My memory of venturing into the data side of the IT business back in the 1970s is that normalization was still evolving. As I recall, there was concensus that there would be five rules, and definition of the first three was accepted fairly quickly. Agreement on the fourth floundered for a period, with the Boyce-Codd form accepted as an interim step. Agreement on the fifth seemed to follow relatively soon after the fourth.

What was clear is that each normalization step yields more tuples, or tables if you wish, than the one before it. Even before fourth normal form (4NF) was formulated, it was seen that removing multi-valued dependencies would yield significantly more tuples. Indeed, it seems to me that the myth about stopping before 4NF gained traction before it was defined. Before, that is, we even understood what the impact and usefulness of Fourth Normal Form (4NF) might be.
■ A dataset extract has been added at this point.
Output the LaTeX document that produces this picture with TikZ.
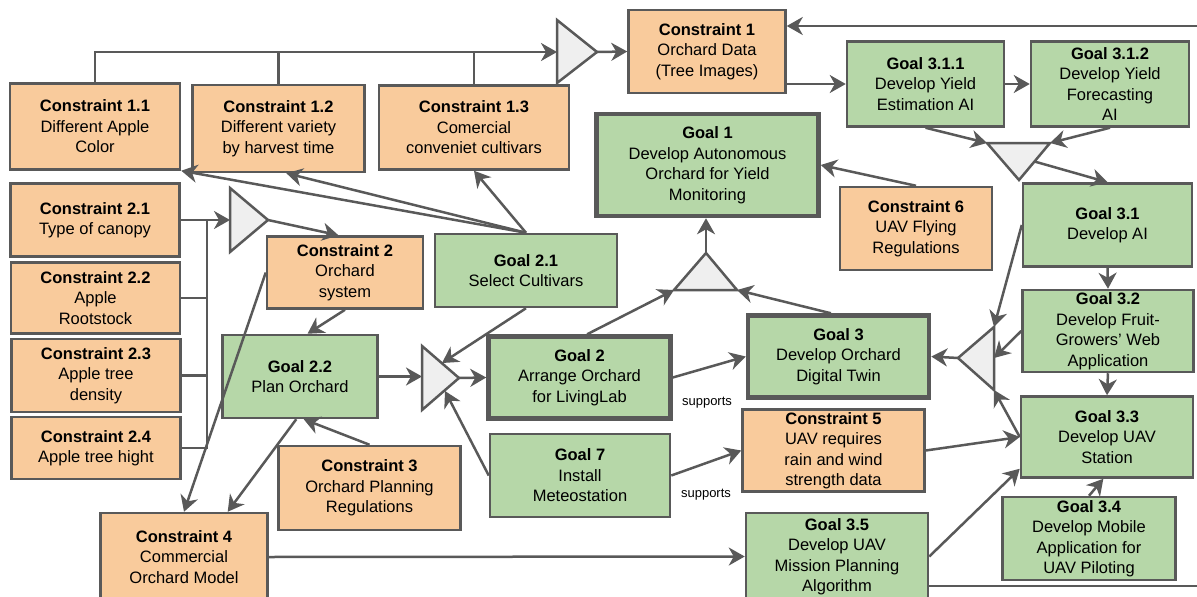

And, of course, that assumption has prevailed even though, as I will argue in a future posting, 4NF is used all the time.

Early in my career I faced the conflict of finding normalization enticing despite the “conventional wisdom” of its impracticality. I assumed that I would at least find some guidelines on when and how normalization was useful, and where to compromise. Alas, I found nothing. In fact, I have never found any evidence of anyone - besides myself - making a serious effort to apply normalization rules as a data modelling discipline in real-world problems. Cases may exist, but I’ve never encountered anything beyond my own work in a career of 40-odd years.

Academic/textbook treatments don’t count. Their use of small, carefully-constructed examples does nothing to help real world practitioners who don’t have the luxury of small data sets with clear data issues. If we have data, it’s probably too much to analyse in sufficient depth in the time available. Even more problemmatic is when we don’t yet have the data. That leaves us dependent on what people tell us about it, which will always be less than we need to know as data modellers regardless of our skill in extracting requirements. In fact, defining data is the single, most difficult part of the modelling exercise and yet it is a topic on which academic/textbook treatments spend little to no attention. This issue will permeate my future writings because normalization is, ultimately, all about defining data properly. It is those data definitions that give us what we need to know to apply the normalization rules.

I have dealt with a lot of IT people who knew the myths and baulked when they encountered my refusal to embrace them. Some rejected it out of hand and tried to rebuff, even undermine, my efforts. I’m pleased to say that the majority worked with me and, I’ll dare suggest, we were all much happier with the results. I will write more about such experiences in the future.